» **Objective**: Set down all of the data that follows word for word, without the images.
....................
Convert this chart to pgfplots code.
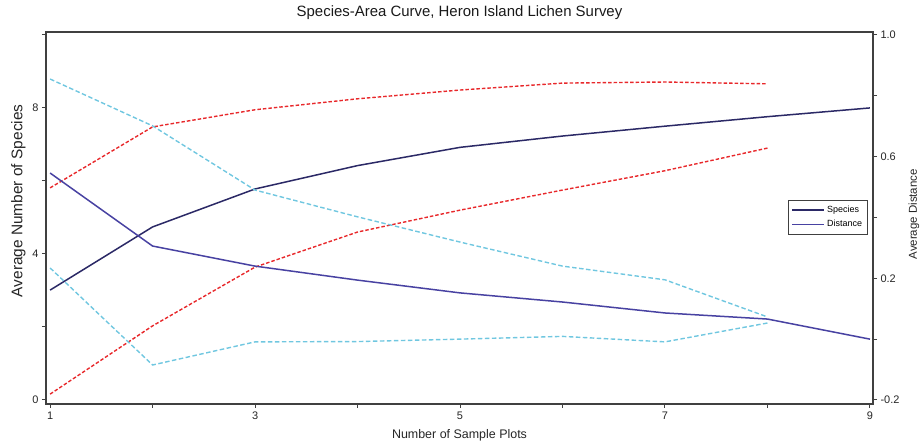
\documentclass[border=0pt]{standalone}
\usepackage{fontspec}
\setmainfont{Liberation Sans}
\usepackage{pgfplots}
\pgfplotsset{compat=1.18}

\definecolor{clrSpecies}{HTML}{2B2966}
\definecolor{clrDistance}{HTML}{4842A2}
\definecolor{clrRed}{HTML}{E8282B}
\definecolor{clrCyan}{HTML}{70C7E0}
\definecolor{clrFrame}{HTML}{404040}

% Species counts (left axis) with upper/lower bounds
\pgfplotstableread{
x  y
1  3.01
2  4.74
3  5.78
4  6.42
5  6.92
6  7.23
7  7.50
8  7.76
9  8.00
}\speciesdata
\pgfplotstableread{
x  y
1  5.81
2  7.48
3  7.95
4  8.25
5  8.49
6  8.68
7  8.71
8  8.66
}\speciesupper
\pgfplotstableread{
x  y
1  0.16
2  2.03
3  3.64
4  4.60
5  5.20
6  5.75
7  6.28
8  6.90
}\specieslower

% Average distance (right axis) with upper/lower bounds
\pgfplotstableread{
x  y
1  0.546
2  0.306
3  0.240
4  0.194
5  0.152
6  0.122
7  0.086
8  0.066
9  0.000
}\distdata
\pgfplotstableread{
x  y
1  0.855
2  0.701
3  0.490
4  0.402
5  0.319
6  0.240
7  0.195
8  0.073
}\distupper
\pgfplotstableread{
x  y
1  0.234
2  -0.085
3  -0.009
4  -0.008
5  0.000
6  0.009
7  -0.009
8  0.053
}\distlower

\pgfplotsset{
  base/.style={
    width=827bp, height=372bp, scale only axis,
    at={(0,0)}, anchor=south west,
    xmin=0.96, xmax=9.03,
    axis line style={clrFrame, line width=1.6bp},
    tick align=outside,
    major tick length=4bp,
    every tick/.style={clrFrame, line width=1bp},
    tick label style={font=\fontsize{11}{13}\selectfont, text=black!85},
  },
  speciesline/.style={clrSpecies, line width=1.5bp},
  distline/.style={clrDistance, line width=1.5bp},
  redci/.style={clrRed, line width=1.4bp, dash pattern=on 3.5bp off 2bp},
  cyanci/.style={clrCyan, line width=1.4bp, dash pattern=on 4.5bp off 2.5bp},
}

\begin{document}
\begin{tikzpicture}
\begin{axis}[base,
  ymin=-0.11, ymax=10.08,
  xtick={1,...,9}, xticklabels={1,,3,,5,,7,,9},
  ytick={0,2,...,10}, yticklabels={0,,4,,8,},
  xtick pos=bottom, ytick pos=left,
  title={Species-Area Curve, Heron Island Lichen Survey},
  title style={at={(rel axis cs:0.5,1)}, anchor=base, yshift=9.5bp,
    font=\fontsize{15}{18}\selectfont, text=black!90},
  xlabel={Number of Sample Plots},
  xlabel style={at={(rel axis cs:0.5,0)}, anchor=center, yshift=-31bp,
    font=\fontsize{12.5}{15}\selectfont, text=black!85},
  ylabel={Average Number of Species},
  ylabel style={at={(rel axis cs:-0.0333,0.546)}, anchor=center,
    font=\fontsize{15.5}{18}\selectfont, text=black!85},
]
\addplot[redci] table {\speciesupper};
\addplot[redci] table {\specieslower};
\addplot[speciesline] table {\speciesdata};
\end{axis}

\begin{axis}[base,
  ymin=-0.2132, ymax=1.0096,
  axis x line=none, axis y line*=right,
  ytick={-0.2,0,0.2,0.4,0.6,0.8,1.0},
  yticklabels={-0.2,,0.2,,0.6,,1.0},
  ylabel={Average Distance},
  ylabel style={at={(rel axis cs:1.0496,0.51)}, anchor=center,
    font=\fontsize{11.5}{14}\selectfont, text=black!85},
  legend style={at={(rel axis cs:0.993,0.548)}, anchor=north east,
    draw=clrFrame, font=\fontsize{9}{10}\selectfont,
    inner xsep=3bp, inner ysep=3.5bp, row sep=2.5bp, cells={anchor=west}},
  legend image code/.code={\draw[#1, line width=1.5bp] (0bp,0bp) -- (32bp,0bp);},
]
\addlegendimage{speciesline}
\addlegendentry{Species}
\addlegendimage{distline}
\addlegendentry{Distance}
\addplot[cyanci, forget plot] table {\distupper};
\addplot[cyanci, forget plot] table {\distlower};
\addplot[distline, forget plot] table {\distdata};
\end{axis}
\path (-46bp,-40bp) rectangle (878bp,404bp);
\end{tikzpicture}
\end{document}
....................
» **Task solution**:
Convert this chart to pgfplots code.
\documentclass[border=0pt]{standalone}
\usepackage{fontspec}
\setmainfont{Liberation Sans}
\usepackage{pgfplots}
\pgfplotsset{compat=1.18}

\definecolor{clrSpecies}{HTML}{2B2966}
\definecolor{clrDistance}{HTML}{4842A2}
\definecolor{clrRed}{HTML}{E8282B}
\definecolor{clrCyan}{HTML}{70C7E0}
\definecolor{clrFrame}{HTML}{404040}

% Species counts (left axis) with upper/lower bounds
\pgfplotstableread{
x  y
1  3.01
2  4.74
3  5.78
4  6.42
5  6.92
6  7.23
7  7.50
8  7.76
9  8.00
}\speciesdata
\pgfplotstableread{
x  y
1  5.81
2  7.48
3  7.95
4  8.25
5  8.49
6  8.68
7  8.71
8  8.66
}\speciesupper
\pgfplotstableread{
x  y
1  0.16
2  2.03
3  3.64
4  4.60
5  5.20
6  5.75
7  6.28
8  6.90
}\specieslower

% Average distance (right axis) with upper/lower bounds
\pgfplotstableread{
x  y
1  0.546
2  0.306
3  0.240
4  0.194
5  0.152
6  0.122
7  0.086
8  0.066
9  0.000
}\distdata
\pgfplotstableread{
x  y
1  0.855
2  0.701
3  0.490
4  0.402
5  0.319
6  0.240
7  0.195
8  0.073
}\distupper
\pgfplotstableread{
x  y
1  0.234
2  -0.085
3  -0.009
4  -0.008
5  0.000
6  0.009
7  -0.009
8  0.053
}\distlower

\pgfplotsset{
  base/.style={
    width=827bp, height=372bp, scale only axis,
    at={(0,0)}, anchor=south west,
    xmin=0.96, xmax=9.03,
    axis line style={clrFrame, line width=1.6bp},
    tick align=outside,
    major tick length=4bp,
    every tick/.style={clrFrame, line width=1bp},
    tick label style={font=\fontsize{11}{13}\selectfont, text=black!85},
  },
  speciesline/.style={clrSpecies, line width=1.5bp},
  distline/.style={clrDistance, line width=1.5bp},
  redci/.style={clrRed, line width=1.4bp, dash pattern=on 3.5bp off 2bp},
  cyanci/.style={clrCyan, line width=1.4bp, dash pattern=on 4.5bp off 2.5bp},
}

\begin{document}
\begin{tikzpicture}
\begin{axis}[base,
  ymin=-0.11, ymax=10.08,
  xtick={1,...,9}, xticklabels={1,,3,,5,,7,,9},
  ytick={0,2,...,10}, yticklabels={0,,4,,8,},
  xtick pos=bottom, ytick pos=left,
  title={Species-Area Curve, Heron Island Lichen Survey},
  title style={at={(rel axis cs:0.5,1)}, anchor=base, yshift=9.5bp,
    font=\fontsize{15}{18}\selectfont, text=black!90},
  xlabel={Number of Sample Plots},
  xlabel style={at={(rel axis cs:0.5,0)}, anchor=center, yshift=-31bp,
    font=\fontsize{12.5}{15}\selectfont, text=black!85},
  ylabel={Average Number of Species},
  ylabel style={at={(rel axis cs:-0.0333,0.546)}, anchor=center,
    font=\fontsize{15.5}{18}\selectfont, text=black!85},
]
\addplot[redci] table {\speciesupper};
\addplot[redci] table {\specieslower};
\addplot[speciesline] table {\speciesdata};
\end{axis}

\begin{axis}[base,
  ymin=-0.2132, ymax=1.0096,
  axis x line=none, axis y line*=right,
  ytick={-0.2,0,0.2,0.4,0.6,0.8,1.0},
  yticklabels={-0.2,,0.2,,0.6,,1.0},
  ylabel={Average Distance},
  ylabel style={at={(rel axis cs:1.0496,0.51)}, anchor=center,
    font=\fontsize{11.5}{14}\selectfont, text=black!85},
  legend style={at={(rel axis cs:0.993,0.548)}, anchor=north east,
    draw=clrFrame, font=\fontsize{9}{10}\selectfont,
    inner xsep=3bp, inner ysep=3.5bp, row sep=2.5bp, cells={anchor=west}},
  legend image code/.code={\draw[#1, line width=1.5bp] (0bp,0bp) -- (32bp,0bp);},
]
\addlegendimage{speciesline}
\addlegendentry{Species}
\addlegendimage{distline}
\addlegendentry{Distance}
\addplot[cyanci, forget plot] table {\distupper};
\addplot[cyanci, forget plot] table {\distlower};
\addplot[distline, forget plot] table {\distdata};
\end{axis}
\path (-46bp,-40bp) rectangle (878bp,404bp);
\end{tikzpicture}
\end{document}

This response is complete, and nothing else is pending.